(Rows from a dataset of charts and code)
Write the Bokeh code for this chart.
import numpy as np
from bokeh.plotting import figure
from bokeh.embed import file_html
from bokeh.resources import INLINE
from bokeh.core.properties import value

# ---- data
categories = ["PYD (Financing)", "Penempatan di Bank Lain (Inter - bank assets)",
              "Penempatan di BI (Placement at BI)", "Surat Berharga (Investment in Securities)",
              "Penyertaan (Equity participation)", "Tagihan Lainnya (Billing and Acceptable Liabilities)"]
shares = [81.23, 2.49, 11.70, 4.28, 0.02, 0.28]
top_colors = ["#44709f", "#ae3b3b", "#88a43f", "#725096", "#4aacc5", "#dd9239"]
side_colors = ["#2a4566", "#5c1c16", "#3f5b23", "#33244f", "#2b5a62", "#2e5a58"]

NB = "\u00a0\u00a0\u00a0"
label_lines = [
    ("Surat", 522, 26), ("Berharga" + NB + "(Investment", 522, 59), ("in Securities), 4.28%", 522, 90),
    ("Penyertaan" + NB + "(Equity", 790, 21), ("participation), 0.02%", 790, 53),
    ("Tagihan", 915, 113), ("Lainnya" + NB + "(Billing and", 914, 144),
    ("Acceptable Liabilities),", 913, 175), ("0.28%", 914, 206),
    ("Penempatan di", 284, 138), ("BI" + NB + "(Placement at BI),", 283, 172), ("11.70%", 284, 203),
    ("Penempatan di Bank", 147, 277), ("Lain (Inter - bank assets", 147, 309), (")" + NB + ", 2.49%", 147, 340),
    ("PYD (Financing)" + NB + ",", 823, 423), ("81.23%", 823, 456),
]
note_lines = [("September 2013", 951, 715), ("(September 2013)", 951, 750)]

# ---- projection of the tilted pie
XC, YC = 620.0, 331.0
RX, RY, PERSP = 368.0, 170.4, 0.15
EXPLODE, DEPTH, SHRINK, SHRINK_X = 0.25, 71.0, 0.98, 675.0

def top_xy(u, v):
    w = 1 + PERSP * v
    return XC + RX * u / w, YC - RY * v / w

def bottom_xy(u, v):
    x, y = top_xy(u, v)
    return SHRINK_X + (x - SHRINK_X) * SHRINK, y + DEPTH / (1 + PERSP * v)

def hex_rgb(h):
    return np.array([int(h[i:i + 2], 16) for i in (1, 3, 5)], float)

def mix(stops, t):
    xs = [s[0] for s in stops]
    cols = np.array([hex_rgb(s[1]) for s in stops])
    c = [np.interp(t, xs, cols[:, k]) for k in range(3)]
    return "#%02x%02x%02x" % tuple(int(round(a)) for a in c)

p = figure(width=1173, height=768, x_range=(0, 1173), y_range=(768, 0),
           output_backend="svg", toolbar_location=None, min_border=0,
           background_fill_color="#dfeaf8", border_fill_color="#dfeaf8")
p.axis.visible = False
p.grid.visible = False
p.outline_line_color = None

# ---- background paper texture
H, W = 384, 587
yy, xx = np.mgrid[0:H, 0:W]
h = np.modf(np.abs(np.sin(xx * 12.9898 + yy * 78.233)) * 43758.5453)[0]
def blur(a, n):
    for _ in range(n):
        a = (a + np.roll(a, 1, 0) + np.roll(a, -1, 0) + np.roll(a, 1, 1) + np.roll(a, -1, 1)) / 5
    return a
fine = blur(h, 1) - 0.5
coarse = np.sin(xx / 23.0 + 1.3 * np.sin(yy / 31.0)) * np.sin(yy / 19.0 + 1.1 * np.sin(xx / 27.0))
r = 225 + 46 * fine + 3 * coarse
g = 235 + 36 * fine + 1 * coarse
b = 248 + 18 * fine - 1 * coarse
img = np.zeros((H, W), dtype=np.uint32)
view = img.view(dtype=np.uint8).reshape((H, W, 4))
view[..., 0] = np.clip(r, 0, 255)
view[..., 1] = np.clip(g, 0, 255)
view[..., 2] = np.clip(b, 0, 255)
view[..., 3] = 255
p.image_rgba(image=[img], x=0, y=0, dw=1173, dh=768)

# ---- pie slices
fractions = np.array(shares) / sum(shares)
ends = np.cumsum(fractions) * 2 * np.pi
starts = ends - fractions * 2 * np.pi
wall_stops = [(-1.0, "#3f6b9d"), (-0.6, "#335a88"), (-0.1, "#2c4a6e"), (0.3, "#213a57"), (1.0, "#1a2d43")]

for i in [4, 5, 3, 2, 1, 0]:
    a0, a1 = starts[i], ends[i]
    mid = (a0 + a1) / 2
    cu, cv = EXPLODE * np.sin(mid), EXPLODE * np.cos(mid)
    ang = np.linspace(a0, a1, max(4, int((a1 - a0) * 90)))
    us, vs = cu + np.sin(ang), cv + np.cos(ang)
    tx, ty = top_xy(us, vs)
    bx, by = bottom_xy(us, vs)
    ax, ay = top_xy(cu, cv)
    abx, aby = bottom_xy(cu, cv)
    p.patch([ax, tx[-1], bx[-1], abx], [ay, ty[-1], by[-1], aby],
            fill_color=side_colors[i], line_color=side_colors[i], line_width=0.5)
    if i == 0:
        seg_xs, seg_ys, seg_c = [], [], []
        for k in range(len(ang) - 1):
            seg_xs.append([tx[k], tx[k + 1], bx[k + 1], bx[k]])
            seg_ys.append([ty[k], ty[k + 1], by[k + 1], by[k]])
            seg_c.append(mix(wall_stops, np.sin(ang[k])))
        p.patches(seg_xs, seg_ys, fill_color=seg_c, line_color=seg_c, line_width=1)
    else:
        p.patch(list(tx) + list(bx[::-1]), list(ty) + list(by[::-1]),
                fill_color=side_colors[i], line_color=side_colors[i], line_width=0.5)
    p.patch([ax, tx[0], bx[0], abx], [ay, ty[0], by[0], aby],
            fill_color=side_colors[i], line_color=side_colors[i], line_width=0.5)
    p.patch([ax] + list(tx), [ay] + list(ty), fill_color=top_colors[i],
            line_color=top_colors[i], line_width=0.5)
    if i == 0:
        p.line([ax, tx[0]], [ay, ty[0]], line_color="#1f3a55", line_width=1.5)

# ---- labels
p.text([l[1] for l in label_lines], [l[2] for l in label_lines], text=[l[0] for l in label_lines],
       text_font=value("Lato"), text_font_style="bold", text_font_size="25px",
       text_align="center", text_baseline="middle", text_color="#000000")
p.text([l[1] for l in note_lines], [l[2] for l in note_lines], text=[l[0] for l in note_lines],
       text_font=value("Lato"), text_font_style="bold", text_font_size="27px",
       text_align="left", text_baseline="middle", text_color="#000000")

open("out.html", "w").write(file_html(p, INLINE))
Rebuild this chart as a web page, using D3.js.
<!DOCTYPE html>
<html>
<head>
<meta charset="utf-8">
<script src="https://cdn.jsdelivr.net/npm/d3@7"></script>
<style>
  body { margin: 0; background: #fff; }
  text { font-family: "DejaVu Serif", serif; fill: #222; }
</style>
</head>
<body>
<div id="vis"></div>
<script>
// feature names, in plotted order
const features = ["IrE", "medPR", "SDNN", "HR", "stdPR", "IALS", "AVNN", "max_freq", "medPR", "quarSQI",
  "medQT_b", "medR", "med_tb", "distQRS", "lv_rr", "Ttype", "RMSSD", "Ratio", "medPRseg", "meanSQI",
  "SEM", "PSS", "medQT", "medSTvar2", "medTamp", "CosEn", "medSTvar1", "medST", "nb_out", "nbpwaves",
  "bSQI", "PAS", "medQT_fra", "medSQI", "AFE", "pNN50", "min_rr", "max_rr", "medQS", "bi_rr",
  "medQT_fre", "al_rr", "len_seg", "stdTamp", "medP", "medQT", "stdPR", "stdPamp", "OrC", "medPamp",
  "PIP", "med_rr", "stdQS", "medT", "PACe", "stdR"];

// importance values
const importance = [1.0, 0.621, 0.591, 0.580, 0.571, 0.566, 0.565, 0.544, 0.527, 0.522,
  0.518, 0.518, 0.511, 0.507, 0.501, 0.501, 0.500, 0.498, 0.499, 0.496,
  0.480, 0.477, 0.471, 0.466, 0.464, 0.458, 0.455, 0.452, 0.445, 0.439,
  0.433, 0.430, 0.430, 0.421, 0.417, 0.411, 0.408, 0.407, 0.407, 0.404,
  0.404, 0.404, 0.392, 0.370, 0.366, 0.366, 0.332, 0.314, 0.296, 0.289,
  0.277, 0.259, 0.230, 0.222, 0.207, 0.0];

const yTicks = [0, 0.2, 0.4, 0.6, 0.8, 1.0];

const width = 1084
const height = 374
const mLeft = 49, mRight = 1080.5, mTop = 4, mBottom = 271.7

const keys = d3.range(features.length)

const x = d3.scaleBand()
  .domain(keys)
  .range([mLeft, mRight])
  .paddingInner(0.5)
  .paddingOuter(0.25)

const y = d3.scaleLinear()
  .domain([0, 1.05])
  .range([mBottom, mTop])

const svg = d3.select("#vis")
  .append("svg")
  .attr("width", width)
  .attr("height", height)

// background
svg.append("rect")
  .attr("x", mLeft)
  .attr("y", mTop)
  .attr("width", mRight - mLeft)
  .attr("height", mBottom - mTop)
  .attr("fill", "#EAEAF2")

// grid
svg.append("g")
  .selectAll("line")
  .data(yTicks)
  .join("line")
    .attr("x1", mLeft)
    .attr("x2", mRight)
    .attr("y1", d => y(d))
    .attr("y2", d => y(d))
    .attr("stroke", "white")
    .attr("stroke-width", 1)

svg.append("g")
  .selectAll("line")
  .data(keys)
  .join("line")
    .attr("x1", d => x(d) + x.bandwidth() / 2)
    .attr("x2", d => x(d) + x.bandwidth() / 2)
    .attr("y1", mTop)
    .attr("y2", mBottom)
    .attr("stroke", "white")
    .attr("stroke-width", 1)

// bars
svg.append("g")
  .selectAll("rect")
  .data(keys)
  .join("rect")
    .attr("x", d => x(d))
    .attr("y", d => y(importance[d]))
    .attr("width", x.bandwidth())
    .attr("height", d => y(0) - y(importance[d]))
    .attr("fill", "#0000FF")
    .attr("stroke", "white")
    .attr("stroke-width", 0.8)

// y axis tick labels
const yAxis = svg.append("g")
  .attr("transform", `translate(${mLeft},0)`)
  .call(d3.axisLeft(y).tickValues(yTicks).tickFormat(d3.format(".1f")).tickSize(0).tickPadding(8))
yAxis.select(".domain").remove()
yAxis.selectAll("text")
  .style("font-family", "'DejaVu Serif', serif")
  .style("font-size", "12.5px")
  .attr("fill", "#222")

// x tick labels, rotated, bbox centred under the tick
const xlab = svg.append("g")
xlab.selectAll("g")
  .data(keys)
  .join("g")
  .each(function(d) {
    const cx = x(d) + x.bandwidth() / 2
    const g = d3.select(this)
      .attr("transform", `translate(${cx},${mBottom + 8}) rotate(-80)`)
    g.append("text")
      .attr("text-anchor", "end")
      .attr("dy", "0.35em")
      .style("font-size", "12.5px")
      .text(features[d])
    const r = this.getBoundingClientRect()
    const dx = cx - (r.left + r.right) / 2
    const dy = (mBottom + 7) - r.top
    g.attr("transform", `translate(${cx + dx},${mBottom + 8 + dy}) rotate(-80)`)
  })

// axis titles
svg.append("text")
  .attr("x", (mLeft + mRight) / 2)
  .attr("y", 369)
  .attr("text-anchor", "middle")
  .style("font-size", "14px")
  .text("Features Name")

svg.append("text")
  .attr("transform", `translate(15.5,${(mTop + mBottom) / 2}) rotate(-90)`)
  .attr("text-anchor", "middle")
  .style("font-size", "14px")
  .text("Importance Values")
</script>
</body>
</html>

◆ **What is being asked**
Exactly as they stand, please print the lines from the first line of the records above down to the line that includes "from bokeh.core.properties import value", both of those included and no others.

◆ **Response for this exercise**
Write the Bokeh code for this chart.
import numpy as np
from bokeh.plotting import figure
from bokeh.embed import file_html
from bokeh.resources import INLINE
from bokeh.core.properties import value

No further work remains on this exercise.